Mubasher: Gold prices on Friday rose, rebounding from the prior session’s sharp drop, as the dollar declined and growing worries over a global economic slowdown growth boosted appetite for the safe-haven metal.
By 9:03 am GMT, US gold futures rose 0.53% to $1,301.90 per ounce, while spot gold went up 0.43% to $1,301.79 per ounce, after losing around 1% in the prior session.
“As long as gold can hold the $1,290 level, it can reach the first level of $1,302 and then $1,310,” Mumbai-based Kedia Commodities director Ajay Kedia told Thomson Reuters.

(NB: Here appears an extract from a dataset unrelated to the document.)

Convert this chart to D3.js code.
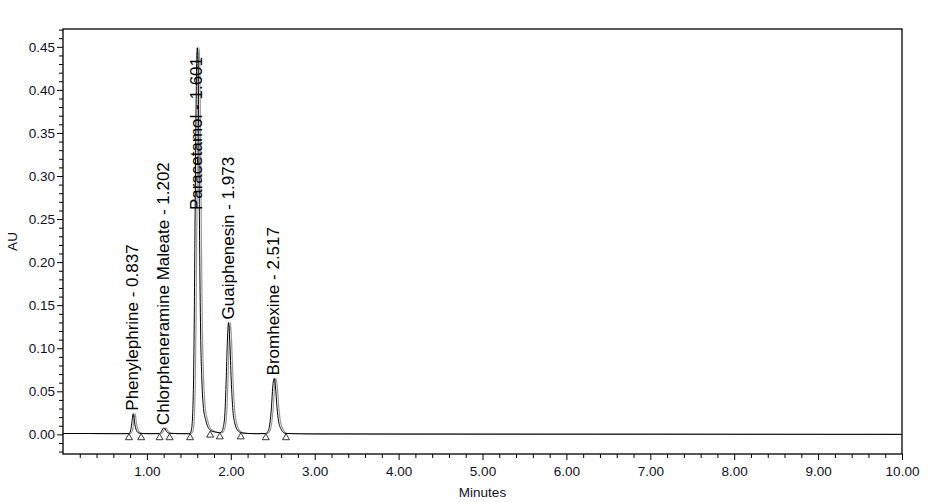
<!DOCTYPE html>
<html lang="en">
  <head>
    <meta charset="utf-8">
    <title>Chromatogram</title>
    <script src="https://d3js.org/d3.v7.min.js"></script>
    <style>
      body { margin: 0; background: #fff; }
      text { font-family: "Liberation Sans", Arial, sans-serif; }
    </style>
  </head>
  <body>
    <div id="my_dataviz"></div>

    <script>

    // peaks (name, retention time)
    var peakNames = ["Phenylephrine", "Chlorpheneramine Maleate", "Paracetamol", "Guaiphenesin", "Bromhexine"];
    var peakTimes = [0.837, 1.202, 1.601, 1.973, 2.517];
    var peakHeights = [0.024, 0.0075, 0.449, 0.130, 0.065];

    // integration start / end markers
    var markerTimes = [0.786, 0.932, 1.151, 1.270, 1.515, 1.754, 1.869, 2.119, 2.417, 2.658];
    var markerLevels = [0.001, 0.001, 0.001, 0.001, 0.001, 0.004, 0.002, 0.002, 0.001, 0.001];

    // trace (minutes, AU)
    var traceTimes = [0, 0.3, 0.7, 0.786, 0.805, 0.82, 0.837, 0.853, 0.87, 0.895, 0.932, 1.05,
      1.151, 1.17, 1.19, 1.202, 1.215, 1.235, 1.27, 1.4,
      1.50, 1.52, 1.535, 1.548, 1.556, 1.565, 1.572, 1.582, 1.592, 1.601, 1.610, 1.619, 1.628, 1.64, 1.655, 1.675, 1.70, 1.725, 1.754, 1.80,
      1.869, 1.89, 1.91, 1.93, 1.945, 1.958, 1.973, 1.988, 2.005, 2.025, 2.05, 2.08, 2.119, 2.2, 2.3,
      2.417, 2.44, 2.465, 2.485, 2.50, 2.517, 2.533, 2.55, 2.57, 2.60, 2.63, 2.658, 3.0, 5.0, 7.0, 10.0];
    var traceValues = [0.001, 0.001, 0.0008, 0.001, 0.004, 0.013, 0.024, 0.014, 0.006, 0.002, 0.001, 0.0008,
      0.001, 0.003, 0.0065, 0.0075, 0.0065, 0.003, 0.0012, 0.0008,
      0.0008, 0.002, 0.008, 0.03, 0.063, 0.14, 0.225, 0.34, 0.425, 0.449, 0.425, 0.34, 0.225, 0.12, 0.063, 0.03, 0.017, 0.009, 0.005, 0.003,
      0.002, 0.003, 0.008, 0.025, 0.063, 0.105, 0.130, 0.108, 0.063, 0.028, 0.012, 0.005, 0.002, 0.001, 0.0008,
      0.001, 0.003, 0.012, 0.032, 0.055, 0.065, 0.055, 0.032, 0.015, 0.006, 0.002, 0.001, 0.0005, 0.0003, 0.0002, 0];

    // axis ticks
    var xTickValues = [1, 2, 3, 4, 5, 6, 7, 8, 9, 10];
    var yTickValues = [0, 0.05, 0.10, 0.15, 0.20, 0.25, 0.30, 0.35, 0.40, 0.45];

    var margin = {top: 29, right: 36, bottom: 48, left: 63},
        width = 938 - margin.left - margin.right,
        height = 502 - margin.top - margin.bottom;

    var svg = d3.select("#my_dataviz")
      .append("svg")
        .attr("width", 938)
        .attr("height", 502)
      .append("g")
        .attr("transform", "translate(" + margin.left + "," + margin.top + ")");

    var x = d3.scaleLinear().domain([0, 10]).range([0, width]);
    var y = d3.scaleLinear().domain([-0.0228, 0.4707]).range([height, 0]);

    // minor ticks
    var xMinor = d3.range(1, 50).map(function(i) { return i * 0.2; })
      .filter(function(v) { return Math.abs(v - Math.round(v)) > 0.01; });
    var yMinor = d3.range(-2, 48).map(function(i) { return i * 0.01; })
      .filter(function(v) { return Math.abs(v * 20 - Math.round(v * 20)) > 0.01; });

    svg.append("g")
      .attr("transform", "translate(0," + height + ")")
      .call(d3.axisBottom(x).tickValues(xMinor).tickSize(4).tickFormat(""))
      .call(function(g) { g.select(".domain").remove(); });

    var xAxis = svg.append("g")
      .attr("transform", "translate(0," + height + ")")
      .call(d3.axisBottom(x).tickValues(xTickValues).tickSize(6).tickPadding(6)
        .tickFormat(d3.format(".2f")));
    xAxis.select(".domain").remove();

    svg.append("g")
      .call(d3.axisLeft(y).tickValues(yMinor).tickSize(4).tickFormat(""))
      .call(function(g) { g.select(".domain").remove(); });

    var yAxis = svg.append("g")
      .call(d3.axisLeft(y).tickValues(yTickValues).tickSize(6).tickPadding(2)
        .tickFormat(d3.format(".2f")));
    yAxis.select(".domain").remove();

    svg.selectAll(".tick line").attr("stroke", "#000").attr("stroke-width", 1);
    svg.selectAll(".tick text")
      .style("font-size", "13.5px")
      .style("fill", "#10102a");

    // frame
    svg.append("rect")
      .attr("x", 0).attr("y", 0)
      .attr("width", width).attr("height", height)
      .attr("fill", "none")
      .attr("stroke", "#000")
      .attr("stroke-width", 1.3);

    // axis titles
    svg.append("text")
      .attr("text-anchor", "middle")
      .attr("x", width / 2)
      .attr("y", height + 43)
      .text("Minutes")
      .style("font-size", "13.5px")
      .style("fill", "#10102a");

    svg.append("text")
      .attr("text-anchor", "middle")
      .attr("transform", "rotate(-90)")
      .attr("x", -height / 2)
      .attr("y", -46)
      .text("AU")
      .style("font-size", "13.5px")
      .style("fill", "#10102a");

    // trace
    var traceData = traceTimes.map(function(t, i) { return [t, traceValues[i]]; });
    var line = d3.line()
      .x(function(d) { return x(d[0]); })
      .y(function(d) { return y(d[1]); })
      .curve(d3.curveMonotoneX);

    svg.append("clipPath").attr("id", "clip")
      .append("rect").attr("width", width).attr("height", height);

    var plot = svg.append("g").attr("clip-path", "url(#clip)");

    // second (grey) injection sits a hair to the right
    plot.append("path")
      .datum(traceData)
      .attr("d", line)
      .attr("transform", "translate(1.8,0)")
      .attr("fill", "none")
      .attr("stroke", "#9a9a9a")
      .attr("stroke-width", 1.2);

    plot.append("path")
      .datum(traceData)
      .attr("d", line)
      .attr("fill", "none")
      .attr("stroke", "#000")
      .attr("stroke-width", 1);

    // triangle markers
    var tri = d3.symbol().type(d3.symbolTriangle).size(21);
    plot.selectAll(".marker")
      .data(markerTimes)
      .enter()
      .append("path")
        .attr("class", "marker")
        .attr("d", tri)
        .attr("transform", function(d, i) {
          return "translate(" + x(d) + "," + (y(markerLevels[i]) + 4.2) + ")";
        })
        .attr("fill", "#fff")
        .attr("stroke", "#222")
        .attr("stroke-width", 0.9);

    // peak labels, rotated, clamped below the top of the frame
    svg.selectAll(".peakLabel")
      .data(peakNames)
      .enter()
      .append("text")
        .attr("class", "peakLabel")
        .text(function(d, i) { return d + " - " + peakTimes[i].toFixed(3); })
        .style("font-size", "17px")
        .style("fill", "#000")
        .each(function(d, i) {
          var len = this.getComputedTextLength();
          var start = Math.max(y(peakHeights[i]) - 3, 28 + len);
          d3.select(this)
            .attr("transform", "translate(" + (x(peakTimes[i]) + 5) + "," + start + ") rotate(-90)");
        });

    </script>
  </body>
</html>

The US dollar was on course to record its biggest weekly loss since early December last year.
At 9:07 am GMT, the dollar index, which gauges the greenback against a basket of six major currencies, declined 0.14% to 96.6500.
“The dollar has weakened and gold as a safe-haven asset has seen support from Brexit uncertainty,” Kedia said.
House of Commons on Thursday voted in favour of a delay to the deadline for Brexit, which was slated for 29 March, paving the way for Prime Minister Theresa May to renew efforts to secure the UK parliament’s approval on her transition agreement next week.
In addition, growing signs of a slowdown of global economic growth gave support to bullion, analysts told Reuters.
The Bank of Japan (BOJ) on Friday downgraded its assessment on overseas economies, citing shown signs of slower pace.
Moreover, remarks from China’s Premier about a slowing growth momentum indicate that one of the world’s biggest economies is struggling, giving the yellow metal some push, Singapore-based dealer GoldSliver Central managing director Brian Lan told Reuters.
In the same vein, US figures on Thursday pointed to escalating pressure on the economy.
The count of individuals filling for unemployment benefits hit one-month high last week, while new home sales tumbled last January.
Negative US figures and Brexit as well as the uncertainty around US-China trade talks are shoring up gold prices, Kedia said.
An anticipated summit to conclude a trade agreement between US President Donald Trump and his Chinese counterpart Xi Jinping would not be held this month, until at least by the end of next April.
More progress is needed in the negotiations between both sides, US Treasury Secretary Steven Mnuchin said.